Saturday, November 03, 2007

Striking Wind

There really isn't much money in farming unless you go to a large scale operation. This summer, The Poor Farm had a crop that blew anything that had been grown in past years clear out of the water, plus it got a price that was better than anything since the seventies. The price of wheat went up considerably after I sold, but I'm not complaining. Since my father passed away in '98 and I took over the "landlord" position, there have been three crops worth cutting. Only one wasn't drought or hail stricken.

Yeah, I get CCC payments. Big whoop. Sure, it helps out - a lot. However, the total yearly payments do not cover the yearly property tax bill. It comes close, but no cigar. Should farmers get these payments? That is a question for another time - I don't feel like talking politics. Just know that even in the large corporate farm households this conversation never happens: "I say, Muffy, tell Jeeves to stock the Airstream for our gambling trip to Monoco. The CCC payments came today, so we'll celebrate. Plus, remind him the caviar was totally unacceptable on the last trip."

Back in the Seventies, someone leased our mineral rights and actually drilled a test hole. The driller told Dad there was oil there, but it wasn't cost effective to get it to flow. Since then, the payments quit, and no one has offered to lease.

When I was a kid, we had a lot more neighbors. They were older, and finally died off. There were a couple who figured large in our lives - Uncle Ted and Aunt Velma. He was an old school rancher and farmer, and she was an old time farm wife - canning and cooking were her forte. They had both raised families, and married later in life. They lived for their grandchildren, and my sister and I were a sort of shirttail grandkids to them.

They didn't have much. However, Velma had inherited some ground about seventy miles from here. Her family pretty well screwed her over - she got some pasture ground that made pretty poor pasture. However, a wildcatter struck oil on her ground. Her family was highly upset, and tried to muscle in - but they failed. Now, Uncle Ted and Aunt Velma had some extra money - and they spent some of it. They became snowbirds - going to Texas for the winter. We were so happy for them - they got to spend their retirement years in comfort, and they had money to cover the health problems that cropped up.

I'll never forget what Ted told his custom harvester one year (the harvester is the brother of the harvester I was employed by for ten years). "I don't care how neat a job you do - I'm not worried about skips or how much wheat you throw over. I just want to ask a big favor. When you road those big combines by my house, just don't hit the mailbox, because that's where I get the oil checks."

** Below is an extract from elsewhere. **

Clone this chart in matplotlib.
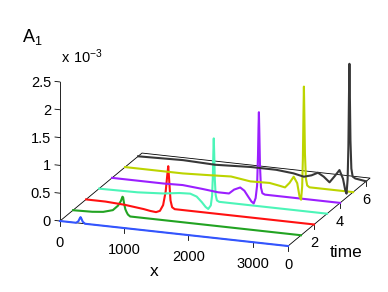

I got a call the other day I about didn't take. I don't answer calls that say blocked or unknown caller, plus if I don't recognize it, I rarely answer those. I used to enjoy baiting telemarketers. Now, not so much. This guy asked if it was me - by name, and said "I've been having a hard time gettin' ahold of ya." He represented a company putting in a wind farm, and wanted to sign me up.

Are you freaking kidding me? How fast do you want that signature? I was ready before I got the details. The lease is around a thousand per year. Apparently, it isn't likely I'll have any windmills on the Poor Farm, but it hasn't been finalized. If there are none installed, they will drop the lease after a few years. They mostly want to bribe me so I won't pull a Kennedy and try to fight the project.

However, if just one windmill is installed, the payments would likely range from five to eight thousand dollars per year. Just one windmill would pay far better than one third of any crops grown plus pasture rent - averaged over the past five years. Two windmills at five grand would just about beat this years crop.

You can imagine how much I'd like to see them plant a few windmills on The Poor Farm.


IHeartQuilting said...

We just got a notice from our electric company asking us if we wanted to switch to wind-farm generated power. It costs a little more each month, but Wow, it would be worth it.

Sezme said...

Good for you!

My favorite part of going out to California (back in the day) was seeing the windmills.

I wish more areas were open to trying wind power. The Democrats don't seem to like it much. Ironic.

threecollie said...

They can send those wind farm boys our way too...

Bob's Blog said...

How many acres do you have?

Jeffro said...

Just a half section, Bob. Roughly half pasture and half dry land farm ground. This year it will be in summer fallow and won't grow a crop at all.

Bob's Blog said...

Good Lord! That is 320 acres, isn't it? My wife would go absolutely ape over 320 acres! I just told her, and right away she has another question for you: what do you have on your pasture land?

Jeffro said...

My neighbor, who also farms the ground, has cattle on the pasture. For years, he had bulls, but now he has some calves grazing.

They did some cattle shuffling last week - oh man, you should have heard the laments of the mama cows. All night long.